Resulta vital entonces «no seguirle el juego» a la izquierda. Ellos han cooptado el sistema educativo en todos sus estamentos. Han diseminado sus ideas a mansalva en los textos de los libros de historia, economía y política. Apostaron a construir un esquema de adoctrinamiento y por eso avalan un sistema estatal centralizado, con planes de estudio que controlan y diseñan. Fueron más allá al asegurarse que los docentes que dictan esos contenidos sean los fieles guardianes de esa conquista ideológica.
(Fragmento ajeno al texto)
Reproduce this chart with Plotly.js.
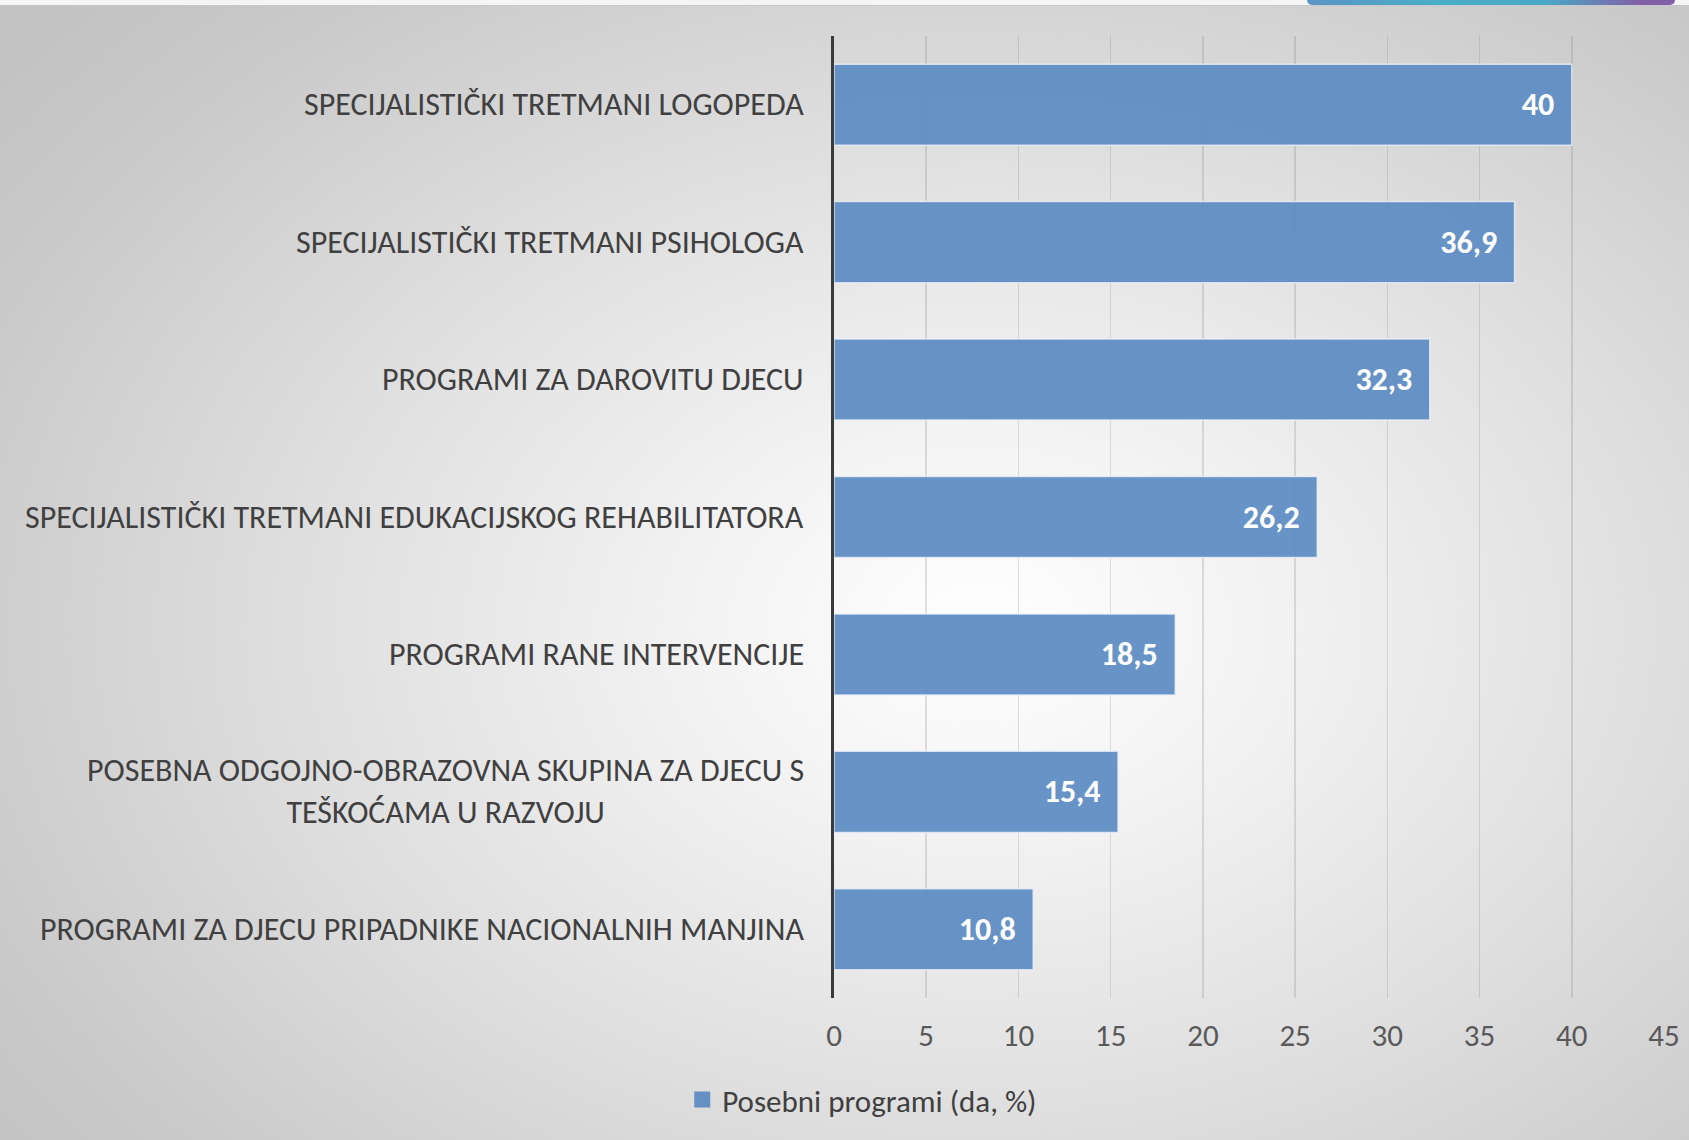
<!DOCTYPE html>
<html>
<head>
<meta charset="utf-8">
<script src="https://cdn.plot.ly/plotly-3.0.1.min.js"></script>
<style>
  html, body { margin: 0; padding: 0; width: 1689px; height: 1140px; overflow: hidden; }
  body {
    background: radial-gradient(ellipse 75% 80% at 58% 55%, #ffffff 0%, #f3f3f3 22%, #dedede 55%, #c9c9c9 85%, #c2c2c2 100%);
    position: relative;
  }
  #topstrip { position: absolute; left: 0; top: 0; width: 1689px; height: 5px; background: #f5f5f5; border-bottom: 1px solid #c8c8c8; }
  #deco { position: absolute; left: 1307px; top: 0; width: 368px; height: 5px;
    background: linear-gradient(90deg, #5b94c4 0%, #4aaec8 35%, #4aa8c6 65%, #8060a8 90%, #7f5fa6 100%);
    border-radius: 0 0 60px 60px; }
  #chart { position: absolute; left: 0; top: 0; width: 1689px; height: 1140px; }
</style>
</head>
<body>
<div id="topstrip"></div>
<div id="deco"></div>
<div id="chart"></div>
<script>
const categories = [
  "SPECIJALISTIČKI TRETMANI LOGOPEDA",
  "SPECIJALISTIČKI TRETMANI PSIHOLOGA",
  "PROGRAMI ZA DAROVITU DJECU",
  "SPECIJALISTIČKI TRETMANI EDUKACIJSKOG REHABILITATORA",
  "PROGRAMI RANE INTERVENCIJE",
  "POSEBNA ODGOJNO-OBRAZOVNA SKUPINA ZA DJECU S<br>TEŠKOĆAMA U RAZVOJU",
  "PROGRAMI ZA DJECU PRIPADNIKE NACIONALNIH MANJINA"
];
const values = [40, 36.9, 32.3, 26.2, 18.5, 15.4, 10.8];
const xTicks = [0, 5, 10, 15, 20, 25, 30, 35, 40, 45];
const seriesName = "Posebni programi (da, %)";

const FONT = 'Carlito, "Liberation Sans Narrow", "Open Sans", sans-serif';
const barColor = "rgba(96,141,195,0.95)";
const legendColor = "#6590c4";

const labelText = values.map(v => String(v).replace(".", ",") + "\u00a0\u00a0");

const barTrace = {
  type: "bar",
  orientation: "h",
  y: categories,
  x: values,
  name: seriesName,
  text: labelText,
  textposition: "inside",
  insidetextanchor: "end",
  constraintext: "none",
  textfont: { family: FONT, size: 32, color: "#ffffff", weight: "bold" },
  marker: { color: barColor, line: { color: "rgba(235,240,248,0.8)", width: 1.5 } },
  hoverinfo: "none",
  showlegend: false
};

// legend-only helper on hidden axes (its point lies outside the hidden range, so nothing is drawn)
const legendTrace = {
  type: "scatter",
  mode: "markers",
  x: [0], y: [0],
  xaxis: "x2", yaxis: "y2",
  cliponaxis: true,
  name: seriesName,
  marker: { symbol: "square", size: 18, color: legendColor },
  hoverinfo: "none",
  showlegend: true
};

const annotations = categories.map(c => ({
  x: 0, xref: "paper", xanchor: "right", xshift: -28,
  y: c, yref: "y", yanchor: "middle",
  text: c, align: "center", showarrow: false,
  font: { family: FONT, size: 32, color: "#404040" }
}));

const layout = {
  width: 1689, height: 1140,
  margin: { l: 834, r: 25, t: 36, b: 142, pad: 0 },
  paper_bgcolor: "rgba(0,0,0,0)",
  plot_bgcolor: "rgba(0,0,0,0)",
  separators: ", ",
  bargap: 0.41,
  font: { family: FONT, size: 32, color: "#595959" },
  xaxis: {
    range: [0, 45], tickvals: xTicks, ticktext: xTicks.map(String),
    showgrid: true, gridcolor: "rgba(120,120,120,0.22)", gridwidth: 1.5,
    zeroline: false, showline: false, ticks: "",
    tickfont: { family: FONT, size: 31, color: "#595959" },
    ticklabelstandoff: 16, fixedrange: true
  },
  yaxis: {
    type: "category", autorange: "reversed",
    showticklabels: false, showgrid: false, zeroline: false,
    showline: true, linecolor: "#3a3a3a", linewidth: 3, ticks: "", fixedrange: true
  },
  xaxis2: { overlaying: "x", range: [10, 11], visible: false, fixedrange: true },
  yaxis2: { overlaying: "y", range: [10, 11], visible: false, fixedrange: true },
  showlegend: true,
  legend: {
    orientation: "h", x: 0.034, xanchor: "center",
    y: -0.106, yanchor: "middle",
    bgcolor: "rgba(0,0,0,0)",
    font: { family: FONT, size: 31, color: "#404040" }
  },
  annotations: annotations
};

Plotly.newPlot("chart", [barTrace, legendTrace], layout, { displayModeBar: false, staticPlot: true });
</script>
</body>
</html>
Es imperioso que quienes entienden esta dinámica perversa a la que recurre este sector político, no se someta tan mansamente a ese proyecto hecho absolutamente a su medida. Ellos quieren que sus contrincantes desistan y no se animen siquiera a decir lo que creen. Y hay que decirlo, han logrado con todo éxito que los que piensan diferente se sientan tan culpables que abandonen su prédica por considerarla políticamente incorrecta.

Saben que si en el mundo de las ideas no se da este debate, los políticos seguirán diciendo lo mismo, es decir solo aquello que se traduce en votos, ignorando todo lo que pueda perjudicarlos en sus aspiraciones. Si los que pueden dar una honesta discusión no lo hacen por temor y se comportan como dirigentes, la contienda tendrá idénticos desenlaces.
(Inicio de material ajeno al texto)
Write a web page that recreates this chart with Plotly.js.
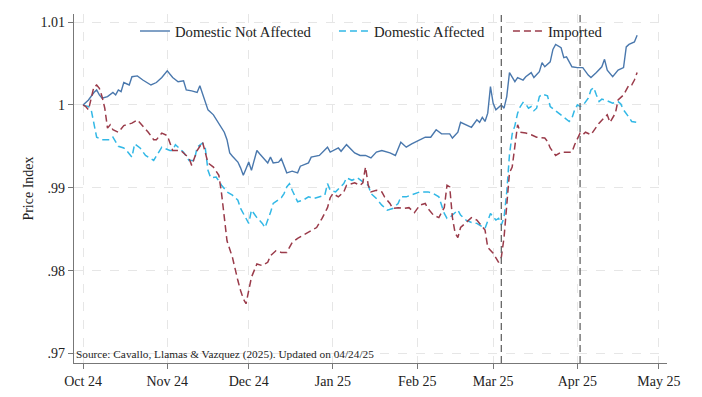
<!DOCTYPE html>
<html>
<head>
<meta charset="utf-8">
<script src="https://cdn.plot.ly/plotly-3.0.1.min.js"></script>
<style>
html,body{margin:0;padding:0;background:#fff;}
#chart{width:702px;height:397px;}
</style>
</head>
<body>
<div id="chart"></div>
<script>
// ---- Data ----
var dnaDates = ["2024-10-01","2024-10-03","2024-10-05","2024-10-06","2024-10-07","2024-10-08","2024-10-10","2024-10-12","2024-10-13","2024-10-14","2024-10-15","2024-10-16","2024-10-18","2024-10-19","2024-10-21","2024-10-23","2024-10-26","2024-10-28","2024-10-30","2024-11-01","2024-11-03","2024-11-05","2024-11-07","2024-11-08","2024-11-10","2024-11-12","2024-11-13","2024-11-15","2024-11-16","2024-11-18","2024-11-20","2024-11-21","2024-11-22","2024-11-23","2024-11-24","2024-11-25","2024-11-27","2024-11-28","2024-11-29","2024-11-30","2024-12-01","2024-12-02","2024-12-04","2024-12-05","2024-12-06","2024-12-08","2024-12-09","2024-12-10","2024-12-12","2024-12-13","2024-12-15","2024-12-17","2024-12-19","2024-12-20","2024-12-23","2024-12-24","2024-12-27","2024-12-30","2024-12-31","2025-01-03","2025-01-04","2025-01-06","2025-01-09","2025-01-11","2025-01-13","2025-01-15","2025-01-17","2025-01-19","2025-01-22","2025-01-24","2025-01-26","2025-01-28","2025-01-30","2025-02-02","2025-02-04","2025-02-06","2025-02-08","2025-02-10","2025-02-13","2025-02-14","2025-02-16","2025-02-17","2025-02-19","2025-02-21","2025-02-23","2025-02-24","2025-02-25","2025-02-26","2025-02-27","2025-02-28","2025-03-01","2025-03-02","2025-03-04","2025-03-05","2025-03-06","2025-03-07","2025-03-09","2025-03-10","2025-03-12","2025-03-13","2025-03-15","2025-03-16","2025-03-18","2025-03-19","2025-03-20","2025-03-22","2025-03-23","2025-03-24","2025-03-26","2025-03-27","2025-03-28","2025-03-30","2025-04-01","2025-04-03","2025-04-05","2025-04-06","2025-04-08","2025-04-10","2025-04-11","2025-04-12","2025-04-14","2025-04-16","2025-04-18","2025-04-19","2025-04-20","2025-04-22","2025-04-23"];
var dnaVals = [1.0000,1.0006,1.0015,1.0018,1.0012,1.0008,1.0010,1.0015,1.0012,1.0018,1.0016,1.0027,1.0024,1.0034,1.0035,1.0030,1.0024,1.0027,1.0033,1.0041,1.0033,1.0028,1.0029,1.0018,1.0017,1.0015,1.0023,1.0005,0.9994,0.9988,0.9978,0.9972,0.9967,0.9958,0.9942,0.9938,0.9931,0.9924,0.9915,0.9923,0.9931,0.9921,0.9945,0.9941,0.9937,0.9930,0.9937,0.9930,0.9931,0.9935,0.9918,0.9920,0.9918,0.9926,0.9930,0.9937,0.9939,0.9949,0.9943,0.9948,0.9944,0.9952,0.9942,0.9939,0.9939,0.9936,0.9943,0.9945,0.9942,0.9939,0.9955,0.9949,0.9953,0.9958,0.9961,0.9961,0.9970,0.9965,0.9965,0.9960,0.9967,0.9979,0.9976,0.9973,0.9982,0.9979,0.9985,0.9980,0.9990,1.0022,1.0002,0.9994,1.0000,0.9996,1.0010,1.0039,1.0028,1.0033,1.0030,1.0034,1.0039,1.0033,1.0040,1.0051,1.0046,1.0052,1.0067,1.0073,1.0069,1.0057,1.0058,1.0046,1.0045,1.0045,1.0036,1.0033,1.0039,1.0046,1.0055,1.0042,1.0034,1.0042,1.0045,1.0070,1.0073,1.0076,1.0084];

var daDates = ["2024-10-01","2024-10-03","2024-10-04","2024-10-06","2024-10-08","2024-10-11","2024-10-12","2024-10-14","2024-10-16","2024-10-17","2024-10-19","2024-10-20","2024-10-22","2024-10-24","2024-10-27","2024-10-29","2024-10-30","2024-11-02","2024-11-03","2024-11-04","2024-11-07","2024-11-09","2024-11-11","2024-11-12","2024-11-14","2024-11-15","2024-11-16","2024-11-17","2024-11-19","2024-11-21","2024-11-23","2024-11-25","2024-11-27","2024-11-28","2024-11-30","2024-12-01","2024-12-02","2024-12-04","2024-12-06","2024-12-07","2024-12-09","2024-12-10","2024-12-13","2024-12-14","2024-12-15","2024-12-16","2024-12-17","2024-12-19","2024-12-21","2024-12-23","2024-12-25","2024-12-27","2024-12-29","2024-12-30","2024-12-31","2025-01-02","2025-01-04","2025-01-05","2025-01-06","2025-01-08","2025-01-10","2025-01-11","2025-01-12","2025-01-14","2025-01-15","2025-01-17","2025-01-19","2025-01-21","2025-01-23","2025-01-25","2025-01-26","2025-01-28","2025-01-31","2025-02-02","2025-02-04","2025-02-05","2025-02-07","2025-02-09","2025-02-11","2025-02-12","2025-02-13","2025-02-15","2025-02-16","2025-02-17","2025-02-19","2025-02-21","2025-02-23","2025-02-24","2025-02-26","2025-02-28","2025-03-02","2025-03-03","2025-03-04","2025-03-05","2025-03-06","2025-03-07","2025-03-08","2025-03-09","2025-03-10","2025-03-11","2025-03-12","2025-03-13","2025-03-14","2025-03-15","2025-03-16","2025-03-17","2025-03-18","2025-03-19","2025-03-20","2025-03-21","2025-03-22","2025-03-24","2025-03-26","2025-03-28","2025-03-29","2025-03-30","2025-03-31","2025-04-01","2025-04-02","2025-04-03","2025-04-05","2025-04-06","2025-04-07","2025-04-08","2025-04-09","2025-04-10","2025-04-12","2025-04-14","2025-04-16","2025-04-17","2025-04-18","2025-04-20","2025-04-21","2025-04-23"];
var daVals = [1.0000,0.9998,0.9994,0.9961,0.9958,0.9958,0.9961,0.9950,0.9948,0.9945,0.9937,0.9953,0.9948,0.9939,0.9933,0.9943,0.9949,0.9945,0.9945,0.9952,0.9943,0.9933,0.9933,0.9949,0.9954,0.9948,0.9921,0.9912,0.9913,0.9903,0.9895,0.9891,0.9885,0.9875,0.9864,0.9857,0.9873,0.9864,0.9857,0.9852,0.9870,0.9881,0.9888,0.9893,0.9901,0.9905,0.9897,0.9883,0.9885,0.9889,0.9887,0.9889,0.9891,0.9905,0.9897,0.9895,0.9901,0.9905,0.9912,0.9909,0.9912,0.9909,0.9907,0.9903,0.9893,0.9887,0.9879,0.9873,0.9875,0.9881,0.9889,0.9889,0.9893,0.9895,0.9895,0.9895,0.9893,0.9889,0.9869,0.9863,0.9864,0.9870,0.9873,0.9867,0.9861,0.9858,0.9857,0.9855,0.9851,0.9869,0.9861,0.9863,0.9855,0.9864,0.9895,0.9940,0.9965,0.9975,0.9990,0.9998,1.0003,1.0001,0.9996,0.9998,0.9993,0.9996,1.0010,1.0013,1.0012,1.0011,0.9998,0.9993,0.9988,0.9983,0.9980,0.9984,0.9994,1.0000,0.9998,0.9999,1.0008,1.0018,1.0021,1.0012,1.0004,1.0007,1.0005,1.0002,1.0004,1.0001,0.9994,0.9985,0.9980,0.9979];

var impDates = ["2024-10-01","2024-10-02","2024-10-03","2024-10-04","2024-10-05","2024-10-06","2024-10-07","2024-10-08","2024-10-09","2024-10-10","2024-10-11","2024-10-12","2024-10-14","2024-10-16","2024-10-17","2024-10-19","2024-10-21","2024-10-23","2024-10-25","2024-10-27","2024-10-28","2024-10-30","2024-11-01","2024-11-02","2024-11-03","2024-11-06","2024-11-09","2024-11-10","2024-11-12","2024-11-14","2024-11-15","2024-11-16","2024-11-18","2024-11-20","2024-11-21","2024-11-22","2024-11-23","2024-11-25","2024-11-26","2024-11-27","2024-11-28","2024-11-29","2024-11-30","2024-12-01","2024-12-02","2024-12-04","2024-12-06","2024-12-08","2024-12-09","2024-12-11","2024-12-13","2024-12-15","2024-12-17","2024-12-19","2024-12-21","2024-12-23","2024-12-26","2024-12-28","2024-12-30","2024-12-31","2025-01-01","2025-01-03","2025-01-05","2025-01-06","2025-01-09","2025-01-11","2025-01-12","2025-01-13","2025-01-14","2025-01-15","2025-01-17","2025-01-19","2025-01-20","2025-01-22","2025-01-23","2025-01-25","2025-01-27","2025-01-29","2025-01-31","2025-02-02","2025-02-04","2025-02-05","2025-02-07","2025-02-09","2025-02-11","2025-02-12","2025-02-13","2025-02-14","2025-02-15","2025-02-16","2025-02-17","2025-02-19","2025-02-21","2025-02-23","2025-02-24","2025-02-26","2025-02-27","2025-03-01","2025-03-03","2025-03-04","2025-03-05","2025-03-06","2025-03-07","2025-03-08","2025-03-09","2025-03-10","2025-03-11","2025-03-13","2025-03-15","2025-03-17","2025-03-20","2025-03-21","2025-03-22","2025-03-24","2025-03-26","2025-03-28","2025-03-30","2025-03-31","2025-04-01","2025-04-02","2025-04-03","2025-04-04","2025-04-06","2025-04-08","2025-04-09","2025-04-11","2025-04-12","2025-04-13","2025-04-15","2025-04-16","2025-04-18","2025-04-20","2025-04-21","2025-04-22","2025-04-23"];
var impVals = [1.0000,0.9998,0.9994,1.0010,1.0022,1.0024,1.0020,1.0010,0.9996,0.9972,0.9976,0.9970,0.9967,0.9975,0.9976,0.9978,0.9982,0.9975,0.9967,0.9958,0.9958,0.9966,0.9963,0.9954,0.9945,0.9945,0.9936,0.9927,0.9945,0.9955,0.9942,0.9930,0.9925,0.9915,0.9893,0.9864,0.9836,0.9816,0.9800,0.9788,0.9776,0.9766,0.9760,0.9776,0.9792,0.9808,0.9806,0.9810,0.9818,0.9824,0.9822,0.9822,0.9834,0.9839,0.9843,0.9846,0.9852,0.9863,0.9876,0.9888,0.9893,0.9889,0.9895,0.9903,0.9906,0.9903,0.9906,0.9925,0.9903,0.9895,0.9897,0.9895,0.9889,0.9881,0.9875,0.9876,0.9875,0.9876,0.9870,0.9879,0.9881,0.9875,0.9867,0.9864,0.9876,0.9903,0.9901,0.9864,0.9845,0.9840,0.9852,0.9858,0.9864,0.9861,0.9857,0.9849,0.9828,0.9821,0.9810,0.9816,0.9840,0.9885,0.9918,0.9925,0.9950,0.9976,0.9967,0.9966,0.9964,0.9961,0.9960,0.9956,0.9948,0.9939,0.9943,0.9943,0.9943,0.9952,0.9960,0.9966,0.9964,0.9967,0.9964,0.9973,0.9978,0.9985,0.9988,0.9979,0.9990,1.0006,1.0012,1.0024,1.0024,1.0030,1.0039];

var seriesNames = ["Domestic Not Affected", "Domestic Affected", "Imported"];
var yTickVals = [0.97, 0.98, 0.99, 1.00, 1.01];
var yTickText = [".97", ".98", ".99", "1", "1.01"];
var eventDates = ["2025-03-04", "2025-04-02"];
var sourceNote = "Source: Cavallo, Llamas &amp; Vazquez (2025). Updated on 04/24/25";

// ---- Chart ----
var FONT = "Liberation Serif";
var traces = [
  {x: dnaDates, y: dnaVals, name: seriesNames[0], type: "scatter", mode: "lines",
   legend: "legend", line: {color: "#4a78ad", width: 1.4}},
  {x: daDates, y: daVals, name: seriesNames[1], type: "scatter", mode: "lines",
   legend: "legend2", line: {color: "#32b8e6", width: 1.5, dash: "7px,4px"}},
  {x: impDates, y: impVals, name: seriesNames[2], type: "scatter", mode: "lines",
   legend: "legend3", line: {color: "#9a3b4a", width: 1.5, dash: "7px,4px"}}
];

var shapes = eventDates.map(function(d){
  return {type: "line", xref: "x", yref: "paper", x0: d, x1: d, y0: 0, y1: 1,
          line: {color: "#666666", width: 1.3, dash: "7px,4px"}, layer: "above"};
});

function legendAt(xp){
  return {orientation: "h", x: xp, xanchor: "left", y: 0.95, yanchor: "middle",
          bgcolor: "rgba(255,255,255,0)", font: {family: FONT, size: 14.7, color: "#222"},
          itemwidth: 30};
}

var layout = {
  width: 702, height: 397,
  margin: {l: 74, r: 35, t: 14, b: 34},
  paper_bgcolor: "#ffffff", plot_bgcolor: "#ffffff",
  font: {family: FONT, size: 14, color: "#222"},
  showlegend: true,
  legend: legendAt(0.1028),
  legend2: legendAt(0.4384),
  legend3: legendAt(0.7318),
  xaxis: {
    type: "date", range: ["2024-09-27 16:00", "2025-05-04"],
    dtick: "M1", tick0: "2024-10-01", tickformat: "%b %y",
    ticks: "outside", ticklen: 5, tickcolor: "#777",
    showline: true, linecolor: "#777", linewidth: 1.3,
    showgrid: true, gridcolor: "#e6e6e6", griddash: "dash", gridwidth: 1,
    zeroline: false, tickfont: {family: FONT, size: 14, color: "#222"}
  },
  yaxis: {
    range: [0.96885, 1.01097],
    tickvals: yTickVals, ticktext: yTickText,
    ticks: "outside", ticklen: 5, tickcolor: "#777",
    showline: true, linecolor: "#777", linewidth: 1.3,
    showgrid: true, gridcolor: "#e6e6e6", griddash: "dash", gridwidth: 1,
    zeroline: false, tickfont: {family: FONT, size: 14, color: "#222"},
    title: {text: "Price Index", font: {family: FONT, size: 14, color: "#222"}, standoff: 3}
  },
  shapes: shapes,
  annotations: [{
    text: sourceNote, xref: "paper", yref: "paper", x: 0, y: 0,
    xanchor: "left", yanchor: "bottom", showarrow: false, xshift: 0, yshift: 0,
    font: {family: FONT, size: 11.3, color: "#222"}
  }]
};

Plotly.newPlot("chart", traces, layout, {displayModeBar: false, staticPlot: true});
</script>
</body>
</html>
No se debe mezclar el mundo de las ideas con el terreno de lo electoral. Los políticos se mueven para conseguir apoyos electorales, pero en el debate no se puede ser timorato. Confundir roles resulta tremendamente perjudicial y muy peligroso, sin embargo es un hecho que sigue siendo frecuente.

Hay que perder el miedo a decir lo necesario. Se puede ser sutil, delinear propuestas alternativas y hasta buscar determinados consensos, siempre con el objetivo de lograr mayor libertad, pero la actitud nunca puede ser claudicante, porque de ese modo la derrota seguirá siendo sistemática y estará asegurada eternamente, casi como una profecía autocumplida.

Las omisiones, en este caso, terminan siendo una inadecuada elección. Se pueden obtener logros intermedios, trabajar solo con lo posible y hasta apelar al pragmatismo, pero ser condescendiente no parece ser el mejor sendero. No decir lo correcto en el momento preciso puede entenderse como un modo de admitir que ciertas ideas impropias tienen algún asidero.

No es necesario ser tan insensato. Se puede ser inteligente a la hora del planteo, pero tampoco es imprescindible faltar a la verdad sólo para no incomodar a los interlocutores del socialismo de turno, y mucho menos por una cobardía manifiesta. El desafío es realmente complejo, pero claro que vale la pena intentarlo. Se debe ser firmes cuando de convicciones se trata sin caer en estos habituales descuidos inconvenientes.